A pro-abstinence sex education law enacted recently in Tennessee has critics warning that it will fail to check the state's teen pregnancy rate, as supporters stand their ground on the need for barring explicit sex education.
The bill, labeled by critics as "no holding-hands bill," was signed into law by Republican Gov. Bill Haslam last month. It prohibits educators from advocating "gateway sexual activity," and uses the criminal statute on sexual assault to specify acts such as groping or fondling.A New York-based reproductive health research organization, the Guttmacher Institute, is arguing that comprehensive sex education is appropriate and necessary for young people.
"What we know ... from the research is that comprehensive sex education works," said Elizabeth Nash, the institute's state issues manager, according to The Associated Press. "It delays sexual activity, it reduces the number of partners teens have, and it increases contraceptive use. There is very little in the way of any rigorous research that shows that abstinence education has any of these long-term benefits."

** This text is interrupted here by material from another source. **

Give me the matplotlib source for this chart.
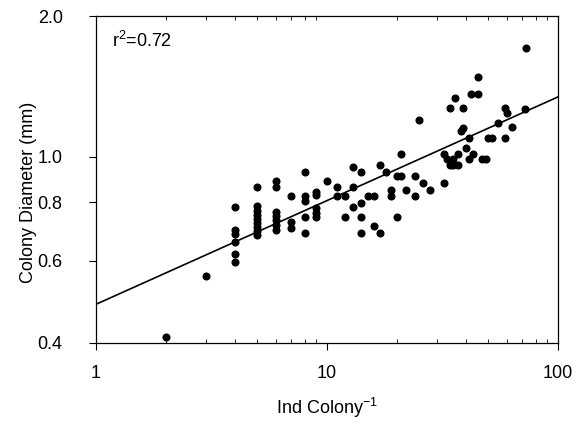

Nash attributes declining pregnancy rates around the United States to a move the country's state lawmakers took about a decade ago to consider more comprehensive sex education programs that talked about abstinence as well as contraception.
Tennessee's pregnancy rate among girls 15 to 17 has also dropped from 48.2 pregnancies per 1,000 girls in 1998 to 29.6 in 2009, according to the state Commission on Children and Youth. However, the institute says, it remains one of the highest in the nation.